Si tu n’es pas sage....

Mercredi 30 décembre 2009, par Anne-Cécile Robert

La pandémie de grippe A serait en train en régresser en France comme dans le reste de l’Occident. Tant mieux. On se rappelle cependant les prévisions alarmistes du gouvernement français et de l’Organisation mondiale de la santé qui annonçaient des millions de victimes. Il y a quelques années, la grippe aviaire, le Srars et la maladie de Kreutzfeld-Jacob devaient, elles aussi, massacrer la population de la planète. Comment se fait-il que ces prévisions se révèlent toujours erronées alors même que les campagnes sanitaires ont à peine commencé à produire leurs effets ? Le président de Médecins sans frontières, Rony Brauman, dénonce purement et simplement une manipulation des peurs. Il s’agirait ainsi d’entretenir un climat de danger permanent incitant les citoyens à se tenir tranquille. Les faits abondent, en effet, qui alimentent les peurs.

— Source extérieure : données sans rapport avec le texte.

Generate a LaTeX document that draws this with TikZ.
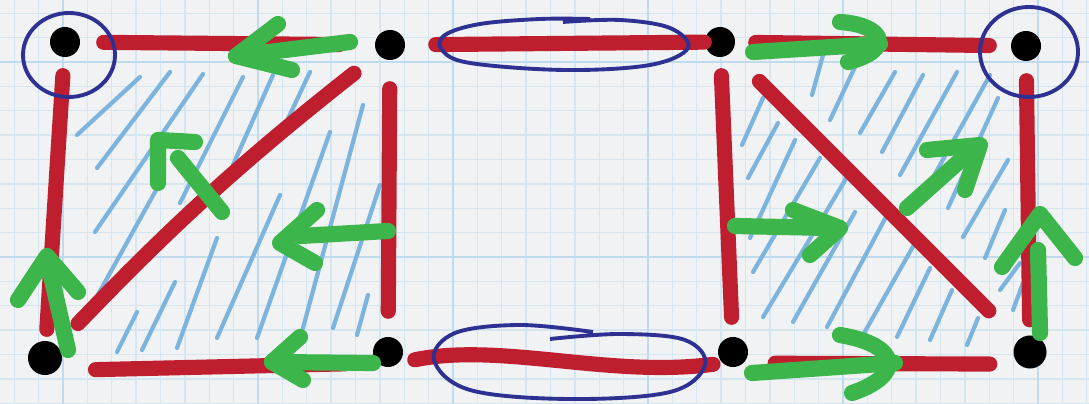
\documentclass[tikz,border=0pt]{standalone}
\usepackage{xcolor}
\definecolor{sqpaper}{HTML}{F0F2F3}
\definecolor{sqgrid}{HTML}{D5E6F1}
\definecolor{sqgridmajor}{HTML}{BFDBEC}
\definecolor{sqred}{HTML}{BF1E2E}
\definecolor{sqgreen}{HTML}{3CB64A}
\definecolor{sqblue}{HTML}{2E3192}
\definecolor{sqhatch}{HTML}{7DB4DE}
\usepackage{tikz}
\usetikzlibrary{calc}
\tikzset{
  sqdot/.style={circle,fill=black,inner sep=0pt,minimum size=3mm},
  sqedge/.style={draw=sqred,line width=4.3pt,line cap=round},
  sqring/.style={draw=sqblue,line width=1.1pt},
  sqflow/.style={draw=sqgreen,line width=4.6pt,line cap=round,line join=round},
  sqshade/.style={draw=sqhatch,line width=1.2pt,line cap=round},
  sqminor/.style={draw=sqgrid,line width=0.4pt},
  sqmajor/.style={draw=sqgridmajor,line width=0.6pt},
}

\begin{document}
\begin{tikzpicture}[x=0.01cm,y=-0.01cm]
 % paper and grid
\fill[sqpaper] (0,0) rectangle (1089,404);
\useasboundingbox (0,0) rectangle (1089,404);
\foreach \i in {0,...,44} \draw[sqminor] ({14.25+24.375*\i},0) -- ++(0,404);
\foreach \j in {0,...,16} \draw[sqminor] (0,{13.25+24.375*\j}) -- ++(1089,0);
\foreach \i in {0,...,5} \draw[sqmajor] ({63+195*\i},0) -- ++(0,404);
\foreach \j in {0,1} \draw[sqmajor] (0,{62+195*\j}) -- ++(1089,0);
 % hatching, left square
\foreach \xa/\ya/\xb/\yb in {77/135/140/77,97/168/170/72,95/232/203/74,180/203/243/77,233/165/273/75,285/125/310/72,
  95/300/160/183,117/352/137/312,142/350/175/282,177/348/217/238,217/338/280/195,257/338/330/132,
  303/328/363/105,333/328/380/185,357/335/368/295}
  \draw[sqshade] (\xa,\ya) -- (\xb,\yb);
 % hatching, right square
\foreach \xa/\ya/\xb/\yb in {742/145/763/98,748/178/778/123,750/238/795/140,753/272/820/158,763/317/847/177,
  793/322/855/212,827/327/887/215,863/335/915/243,897/337/930/268,930/340/952/290,967/345/978/318,
  812/95/823/55,830/120/855/67,860/133/895/72,882/152/923/75,900/175/957/72,930/183/990/75,
  948/208/998/98,963/237/1008/160,985/258/1005/210,1000/290/1020/263,1013/310/1023/283}
  \draw[sqshade] (\xa,\ya) -- (\xb,\yb);
 % vertices
\node[sqdot] (tl) at (65,42) {};
\node[sqdot] (tml) at (390,45) {};
\node[sqdot] (tmr) at (720,42) {};
\node[sqdot] (tr) at (1026,46) {};
\node[sqdot,minimum size=3.4mm] (bl) at (45,358) {};
\node[sqdot] (bml) at (388,352) {};
\node[sqdot] (bmr) at (733,352) {};
\node[sqdot,minimum size=3.3mm] (br) at (1030,352) {};
 % red edges
\draw[sqedge,shorten <=2.3mm,shorten >=3.5mm] (tl) -- (tml);
\draw[sqedge,shorten <=1.8mm,shorten >=1.1mm] (tl) -- (bl);
\draw[sqedge,shorten <=2.8mm,shorten >=2.5mm] (tml) -- (bml);
\draw[sqedge,shorten <=3.8mm,shorten >=3.2mm] (bl.south east) -- (bml.south west);
\draw[sqedge,shorten <=3mm,shorten >=3mm] (tml) to[bend right=4] (bl);
\draw[sqedge,shorten <=3mm] (tml) -- (tmr);
\draw[sqedge,shorten <=1.6mm,shorten >=0.9mm] (bml.south east) .. controls (500,342) and (610,378) .. (bmr.south west);
\draw[sqedge,shorten <=2mm,shorten >=2.1mm] (tmr) -- (tr);
\draw[sqedge,shorten <=1.8mm,shorten >=1.9mm] (tmr) -- (bmr);
\draw[sqedge,shorten <=1.9mm,shorten >=1.5mm] (tr) -- (br);
\draw[sqedge,shorten <=3.1mm,shorten >=2.8mm] (bmr.south east) -- (br.south west);
\draw[sqedge,shorten <=4mm,shorten >=4.1mm] (tmr) -- (br);
 % blue rings
\draw[sqring] (tl) ++(4,13) ellipse [x radius=46,y radius=42];
\draw[sqring] (tr) ++(3,6) ellipse [x radius=49,y radius=45];
\draw[sqring] plot[smooth,tension=0.6] coordinates {(590,19) (540,19) (480,24) (445,35) (442,50) (470,63)
  (565,70) (650,65) (688,48) (670,28) (620,20) (563,22)};
\draw[sqring] plot[smooth,tension=0.6] coordinates {(593,332) (520,325) (455,333) (434,360) (470,390)
  (569,399) (670,392) (705,365) (685,340) (620,334) (550,339)};
 % green arrows, left square
\draw[sqflow] (350,42) -- (236,56);
\draw[sqflow] (278,24) -- (236,56) -- (292,70);
\draw[sqflow] (222,212) -- (178,158);
\draw[sqflow] (195,142) -- (158,140) -- (158,183);
\draw[sqflow] (388,231) -- (300,236);
\draw[sqflow] (317,210) -- (280,243) -- (315,263);
\draw[sqflow] (373,363) -- (272,362);
\draw[sqflow] (300,337) -- (272,362) -- (303,380);
\draw[sqflow] (68,350) -- (47,258);
\draw[sqflow] (18,300) -- (47,256) -- (78,292);
 % green arrows, right square
\draw[sqflow] (753,52) -- (880,44);
\draw[sqflow] (840,22) .. controls (885,25) and (895,50) .. (848,62);
\draw[sqflow] (735,226) -- (830,228);
\draw[sqflow] (793,210) -- (840,228) -- (810,255);
\draw[sqflow] (907,208) -- (972,150);
\draw[sqflow] (927,150) -- (980,145) -- (965,190);
\draw[sqflow] (1040,333) -- (1038,250);
\draw[sqflow] (1002,267) -- (1040,214) -- (1075,258);
\draw[sqflow] (752,373) -- (895,363);
\draw[sqflow] (840,335) .. controls (900,345) and (905,375) .. (852,393);
\end{tikzpicture}
\end{document}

Si l’on a raison d’être prudent, l’accumulation des menaces brandies par les autorités et les médias, et qui, la plupart du temps, se révèlent in fine relativement inoffensives, laisse perplexe. Intentionnelle ou pas, la construction de climat produit des effets extrêmement négatifs sur la société.
Aucune société libre ne peut vivre sous la menace permanente.
Aux peurs sanitaires se mélangent de plus en plus indistinctement les peurs politiques véhiculées par les dirigeants : on ne peut pas mettre en œuvre telle ou telle politique sinon le déficit budgétaire va s’aggraver, on ne peut pas préserver les droits sociaux parce que les entreprises vont délocaliser, on ne peut pas refuser telle ou telle mesure européenne sinon l’Europe va exploser, etc. Au total, les citoyens sont toujours le couteau sous la gorge, infantilisés (si tu n’es pas sage, tel danger va se réaliser). La logique de la peur fait croire que les menaces sont fatales, qu’elles n’ont aucun rapport avec la volonté humaine, que la destruction de l’environnement, le développement des maladies, ne sont aucunement liés aux choix économiques. Va-t-on, un jour prochain, tenter d’imposer aux citoyens l’idée que la crise financière est une catastrophe naturelle ?
On pourrait éventuellement croire à tous ces discours, s’ils ne profitaient pas toujours aux mêmes. Les doses de vaccins inutiles ont été payées à des laboratoires avec l’argent de l’Etat ; la lutte contre le déficit budgétaire ampute d’abord les budgets sociaux, etc. Et la crise financière a, in fine, profité à ceux qui l’avaient créée (les banques, les opérateurs financiers et ceux qui les soutiennent). La grande perdante de ce contrôle social permanent est la démocratie elle-même, prise en otage dans des conditions douteuses par des dirigeants qui n’ont plus aucun sens de l’intérêt général. Quant aux citoyens, petit à petit obligés de se soumettre, ils redeviennent insensiblement des sujets, ceux des intérêts dominants.